* DATA SEGMENT *
########################################

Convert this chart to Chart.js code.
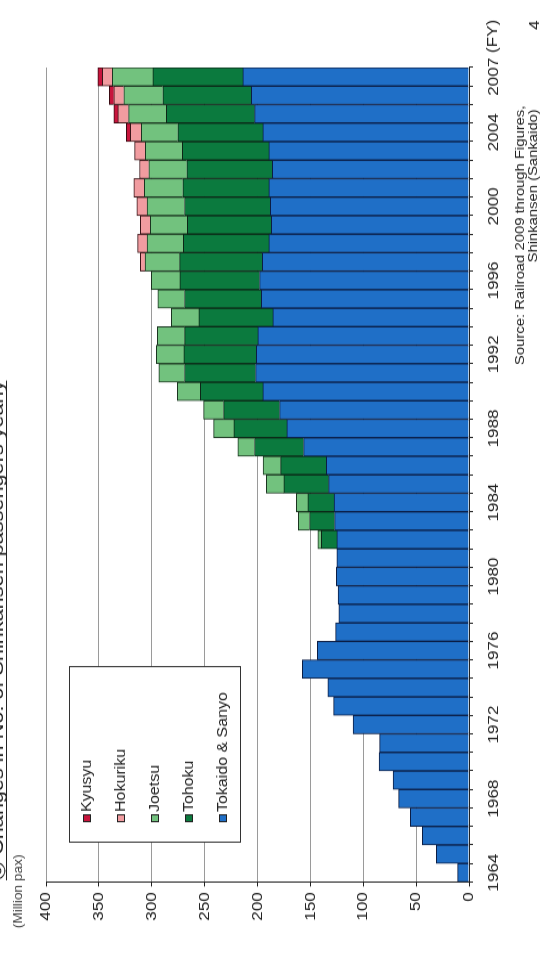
<!DOCTYPE html>
<html>
<head>
<meta charset="utf-8">
<script src="https://cdn.jsdelivr.net/npm/chart.js@4/dist/chart.umd.min.js"></script>
<style>
  html, body { margin: 0; padding: 0; background: #fff; overflow: hidden; width: 549px; height: 967px; }
  /* the slide is laid out landscape and turned a quarter-turn counter-clockwise */
  #page { position: absolute; left: 0; top: 0; width: 848px; height: 549px;
          transform-origin: 0 0; transform: translate(0, 967px) rotate(-90deg) scale(1.14, 1); }
</style>
</head>
<body>
<div id="page"><canvas id="c" width="848" height="549"></canvas></div>
<script>
// Fiscal years
const years = ['1964','1965','1966','1967','1968','1969','1970','1971','1972','1973','1974',
  '1975','1976','1977','1978','1979','1980','1981','1982','1983','1984','1985','1986','1987',
  '1988','1989','1990','1991','1992','1993','1994','1995','1996','1997','1998','1999','2000',
  '2001','2002','2003','2004','2005','2006','2007'];

// Labelled years on the category axis
const shownYears = ['1964','1968','1972','1976','1980','1984','1988','1992','1996','2000','2004','2007'];

// Value axis ticks (million passengers)
const valueTicks = [0, 50, 100, 150, 200, 250, 300, 350, 400];

// Passengers per line, million per fiscal year
const tokaidoSanyo = [10.8, 30.8, 44.1, 55.5, 66.5, 71.9, 85.1, 84.5, 109.7, 128.0, 133.4,
  157.6, 143.4, 126.1, 123.0, 123.9, 125.5, 125.0, 124.9, 127.1, 127.7, 132.7, 134.9, 156.4,
  172.2, 179.1, 194.9, 201.8, 201.1, 199.6, 185.4, 196.4, 198.0, 195.5, 189.2, 186.9, 187.9,
  189.2, 186.0, 189.2, 194.9, 202.7, 205.9, 213.8];

const tohoku = [null, null, null, null, null, null, null, null, null, null, null,
  null, null, null, null, null, null, null, 14.8, 23.7, 24.6, 42.3, 43.2, 46.4,
  50.1, 53.0, 59.2, 67.2, 68.5, 69.3, 70.0, 72.6, 75.4, 78.1, 81.0, 79.5, 81.1,
  81.4, 80.8, 81.9, 80.4, 83.5, 83.6, 85.1];

const joetsu = [null, null, null, null, null, null, null, null, null, null, null,
  null, null, null, null, null, null, null, 3.2, 10.7, 11.0, 16.7, 16.7, 15.8,
  19.2, 18.9, 21.8, 24.3, 26.1, 25.8, 26.1, 25.3, 27.1, 32.8, 34.3, 35.0, 35.3,
  36.3, 36.0, 35.0, 34.6, 35.7, 36.9, 38.4];

const hokuriku = [null, null, null, null, null, null, null, null, null, null, null,
  null, null, null, null, null, null, null, null, null, null, null, null, null,
  null, null, null, null, null, null, null, null, null, 4.4, 8.9, 9.5, 9.8,
  10.1, 8.8, 10.1, 10.4, 10.1, 9.5, 9.5];

const kyusyu = [null, null, null, null, null, null, null, null, null, null, null,
  null, null, null, null, null, null, null, null, null, null, null, null, null,
  null, null, null, null, null, null, null, null, null, null, null, null, null,
  null, null, null, 3.8, 3.8, 4.1, 4.2];

const FONT = '"Liberation Sans", Arial, sans-serif';
const INK = '#222';

// Title, unit, source, page number and the boxed legend
const decor = {
  id: 'decor',
  afterDraw(chart) {
    const ctx = chart.ctx;
    const xs = chart.scales.x;
    ctx.save();
    ctx.fillStyle = INK;
    ctx.strokeStyle = INK;

    // title along the top edge, underlined
    const title = '◎ Changes in No. of Shinkansen passengers yearly';
    ctx.font = '19px ' + FONT;
    ctx.textAlign = 'left';
    ctx.textBaseline = 'alphabetic';
    ctx.fillText(title, 76, 3);
    const tw = ctx.measureText(title).width;
    ctx.lineWidth = 1.2;
    ctx.beginPath();
    ctx.moveTo(76, 6.5);
    ctx.lineTo(76 + tw, 6.5);
    ctx.stroke();

    // unit
    ctx.font = '12px ' + FONT;
    ctx.textBaseline = 'middle';
    ctx.fillStyle = '#444';
    ctx.fillText('(Million pax)', 34, 19);

    // fiscal-year marker after the last category label
    ctx.fillStyle = INK;
    ctx.font = '15px ' + FONT;
    ctx.textBaseline = 'top';
    const lastX = xs.getPixelForValue(years.length - 1);
    const lw = ctx.measureText(years[years.length - 1]).width;
    ctx.fillText('(FY)', lastX + lw / 2 + ctx.measureText(' ').width, xs.top + 4 + 12);

    // source
    ctx.font = '13px ' + FONT;
    ctx.textBaseline = 'middle';
    ctx.fillText('Source: Railroad 2009 through Figures,', 528, 520);
    ctx.fillText('Shinkansen (Sankaido)', 618, 533);

    // page number
    ctx.font = '15px ' + FONT;
    ctx.fillText('4', 822, 535);

    // legend box
    const bx = 109, by = 69, bw = 154, bh = 171;
    ctx.fillStyle = '#fff';
    ctx.fillRect(bx, by, bw, bh);
    ctx.lineWidth = 1;
    ctx.strokeStyle = '#333';
    ctx.strokeRect(bx + 0.5, by + 0.5, bw, bh);
    const items = chart.data.datasets.slice().reverse();
    ctx.font = '14px ' + FONT;
    ctx.textBaseline = 'middle';
    items.forEach((ds, i) => {
      const cy = 87 + i * 34;
      ctx.fillStyle = ds.backgroundColor;
      ctx.fillRect(127, cy - 4, 7, 8);
      ctx.strokeStyle = '#222';
      ctx.strokeRect(127.5, cy - 3.5, 6, 7);
      ctx.fillStyle = INK;
      ctx.fillText(ds.label, 136, cy);
    });
    ctx.restore();
  }
};

new Chart(document.getElementById('c'), {
  type: 'bar',
  data: {
    labels: years,
    datasets: [
      { label: 'Tokaido & Sanyo', data: tokaidoSanyo, backgroundColor: '#1f6fc7', borderColor: '#0b1d44' },
      { label: 'Tohoku', data: tohoku, backgroundColor: '#0b7a3e', borderColor: '#0c2616' },
      { label: 'Joetsu', data: joetsu, backgroundColor: '#72c27e', borderColor: '#1b3520' },
      { label: 'Hokuriku', data: hokuriku, backgroundColor: '#f19ca0', borderColor: '#3a1518' },
      { label: 'Kyusyu', data: kyusyu, backgroundColor: '#c8143c', borderColor: '#3a0a12' }
    ]
  },
  options: {
    responsive: false,
    animation: false,
    devicePixelRatio: 1,
    layout: { padding: { left: 0, right: 59, top: 46, bottom: 0 } },
    datasets: { bar: { categoryPercentage: 1, barPercentage: 1, borderWidth: 1 } },
    plugins: { legend: { display: false }, tooltip: { enabled: false } },
    scales: {
      x: {
        stacked: true,
        grid: { offset: true, drawOnChartArea: false, tickLength: 4, tickColor: INK },
        border: { color: INK, width: 1 },
        ticks: {
          autoSkip: false, maxRotation: 0, minRotation: 0, padding: 12,
          color: INK, font: { family: FONT, size: 15 },
          callback: (v, i) => shownYears.includes(years[i]) ? years[i] : ''
        },
        afterFit: (s) => { s.height = 80; }
      },
      y: {
        stacked: true,
        min: 0, max: 400,
        afterBuildTicks: (s) => { s.ticks = valueTicks.map(v => ({ value: v })); },
        ticks: { padding: 5, color: INK, font: { family: FONT, size: 15 } },
        grid: { color: '#9a9a9a', tickColor: INK, tickLength: 4 },
        border: { color: INK, width: 1 },
        afterFit: (s) => { s.width = 74.6; }
      }
    }
  },
  plugins: [decor]
});
</script>
</body>
</html>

########################################

From the material above, reproduce everything verbatim except the pictures.

* OUTPUT OF THE EXERCISE *
Convert this chart to Chart.js code.
<!DOCTYPE html>
<html>
<head>
<meta charset="utf-8">
<script src="https://cdn.jsdelivr.net/npm/chart.js@4/dist/chart.umd.min.js"></script>
<style>
  html, body { margin: 0; padding: 0; background: #fff; overflow: hidden; width: 549px; height: 967px; }
  /* the slide is laid out landscape and turned a quarter-turn counter-clockwise */
  #page { position: absolute; left: 0; top: 0; width: 848px; height: 549px;
          transform-origin: 0 0; transform: translate(0, 967px) rotate(-90deg) scale(1.14, 1); }
</style>
</head>
<body>
<div id="page"><canvas id="c" width="848" height="549"></canvas></div>
<script>
// Fiscal years
const years = ['1964','1965','1966','1967','1968','1969','1970','1971','1972','1973','1974',
  '1975','1976','1977','1978','1979','1980','1981','1982','1983','1984','1985','1986','1987',
  '1988','1989','1990','1991','1992','1993','1994','1995','1996','1997','1998','1999','2000',
  '2001','2002','2003','2004','2005','2006','2007'];

// Labelled years on the category axis
const shownYears = ['1964','1968','1972','1976','1980','1984','1988','1992','1996','2000','2004','2007'];

// Value axis ticks (million passengers)
const valueTicks = [0, 50, 100, 150, 200, 250, 300, 350, 400];

// Passengers per line, million per fiscal year
const tokaidoSanyo = [10.8, 30.8, 44.1, 55.5, 66.5, 71.9, 85.1, 84.5, 109.7, 128.0, 133.4,
  157.6, 143.4, 126.1, 123.0, 123.9, 125.5, 125.0, 124.9, 127.1, 127.7, 132.7, 134.9, 156.4,
  172.2, 179.1, 194.9, 201.8, 201.1, 199.6, 185.4, 196.4, 198.0, 195.5, 189.2, 186.9, 187.9,
  189.2, 186.0, 189.2, 194.9, 202.7, 205.9, 213.8];

const tohoku = [null, null, null, null, null, null, null, null, null, null, null,
  null, null, null, null, null, null, null, 14.8, 23.7, 24.6, 42.3, 43.2, 46.4,
  50.1, 53.0, 59.2, 67.2, 68.5, 69.3, 70.0, 72.6, 75.4, 78.1, 81.0, 79.5, 81.1,
  81.4, 80.8, 81.9, 80.4, 83.5, 83.6, 85.1];

const joetsu = [null, null, null, null, null, null, null, null, null, null, null,
  null, null, null, null, null, null, null, 3.2, 10.7, 11.0, 16.7, 16.7, 15.8,
  19.2, 18.9, 21.8, 24.3, 26.1, 25.8, 26.1, 25.3, 27.1, 32.8, 34.3, 35.0, 35.3,
  36.3, 36.0, 35.0, 34.6, 35.7, 36.9, 38.4];

const hokuriku = [null, null, null, null, null, null, null, null, null, null, null,
  null, null, null, null, null, null, null, null, null, null, null, null, null,
  null, null, null, null, null, null, null, null, null, 4.4, 8.9, 9.5, 9.8,
  10.1, 8.8, 10.1, 10.4, 10.1, 9.5, 9.5];

const kyusyu = [null, null, null, null, null, null, null, null, null, null, null,
  null, null, null, null, null, null, null, null, null, null, null, null, null,
  null, null, null, null, null, null, null, null, null, null, null, null, null,
  null, null, null, 3.8, 3.8, 4.1, 4.2];

const FONT = '"Liberation Sans", Arial, sans-serif';
const INK = '#222';

// Title, unit, source, page number and the boxed legend
const decor = {
  id: 'decor',
  afterDraw(chart) {
    const ctx = chart.ctx;
    const xs = chart.scales.x;
    ctx.save();
    ctx.fillStyle = INK;
    ctx.strokeStyle = INK;

    // title along the top edge, underlined
    const title = '◎ Changes in No. of Shinkansen passengers yearly';
    ctx.font = '19px ' + FONT;
    ctx.textAlign = 'left';
    ctx.textBaseline = 'alphabetic';
    ctx.fillText(title, 76, 3);
    const tw = ctx.measureText(title).width;
    ctx.lineWidth = 1.2;
    ctx.beginPath();
    ctx.moveTo(76, 6.5);
    ctx.lineTo(76 + tw, 6.5);
    ctx.stroke();

    // unit
    ctx.font = '12px ' + FONT;
    ctx.textBaseline = 'middle';
    ctx.fillStyle = '#444';
    ctx.fillText('(Million pax)', 34, 19);

    // fiscal-year marker after the last category label
    ctx.fillStyle = INK;
    ctx.font = '15px ' + FONT;
    ctx.textBaseline = 'top';
    const lastX = xs.getPixelForValue(years.length - 1);
    const lw = ctx.measureText(years[years.length - 1]).width;
    ctx.fillText('(FY)', lastX + lw / 2 + ctx.measureText(' ').width, xs.top + 4 + 12);

    // source
    ctx.font = '13px ' + FONT;
    ctx.textBaseline = 'middle';
    ctx.fillText('Source: Railroad 2009 through Figures,', 528, 520);
    ctx.fillText('Shinkansen (Sankaido)', 618, 533);

    // page number
    ctx.font = '15px ' + FONT;
    ctx.fillText('4', 822, 535);

    // legend box
    const bx = 109, by = 69, bw = 154, bh = 171;
    ctx.fillStyle = '#fff';
    ctx.fillRect(bx, by, bw, bh);
    ctx.lineWidth = 1;
    ctx.strokeStyle = '#333';
    ctx.strokeRect(bx + 0.5, by + 0.5, bw, bh);
    const items = chart.data.datasets.slice().reverse();
    ctx.font = '14px ' + FONT;
    ctx.textBaseline = 'middle';
    items.forEach((ds, i) => {
      const cy = 87 + i * 34;
      ctx.fillStyle = ds.backgroundColor;
      ctx.fillRect(127, cy - 4, 7, 8);
      ctx.strokeStyle = '#222';
      ctx.strokeRect(127.5, cy - 3.5, 6, 7);
      ctx.fillStyle = INK;
      ctx.fillText(ds.label, 136, cy);
    });
    ctx.restore();
  }
};

new Chart(document.getElementById('c'), {
  type: 'bar',
  data: {
    labels: years,
    datasets: [
      { label: 'Tokaido & Sanyo', data: tokaidoSanyo, backgroundColor: '#1f6fc7', borderColor: '#0b1d44' },
      { label: 'Tohoku', data: tohoku, backgroundColor: '#0b7a3e', borderColor: '#0c2616' },
      { label: 'Joetsu', data: joetsu, backgroundColor: '#72c27e', borderColor: '#1b3520' },
      { label: 'Hokuriku', data: hokuriku, backgroundColor: '#f19ca0', borderColor: '#3a1518' },
      { label: 'Kyusyu', data: kyusyu, backgroundColor: '#c8143c', borderColor: '#3a0a12' }
    ]
  },
  options: {
    responsive: false,
    animation: false,
    devicePixelRatio: 1,
    layout: { padding: { left: 0, right: 59, top: 46, bottom: 0 } },
    datasets: { bar: { categoryPercentage: 1, barPercentage: 1, borderWidth: 1 } },
    plugins: { legend: { display: false }, tooltip: { enabled: false } },
    scales: {
      x: {
        stacked: true,
        grid: { offset: true, drawOnChartArea: false, tickLength: 4, tickColor: INK },
        border: { color: INK, width: 1 },
        ticks: {
          autoSkip: false, maxRotation: 0, minRotation: 0, padding: 12,
          color: INK, font: { family: FONT, size: 15 },
          callback: (v, i) => shownYears.includes(years[i]) ? years[i] : ''
        },
        afterFit: (s) => { s.height = 80; }
      },
      y: {
        stacked: true,
        min: 0, max: 400,
        afterBuildTicks: (s) => { s.ticks = valueTicks.map(v => ({ value: v })); },
        ticks: { padding: 5, color: INK, font: { family: FONT, size: 15 } },
        grid: { color: '#9a9a9a', tickColor: INK, tickLength: 4 },
        border: { color: INK, width: 1 },
        afterFit: (s) => { s.width = 74.6; }
      }
    }
  },
  plugins: [decor]
});
</script>
</body>
</html>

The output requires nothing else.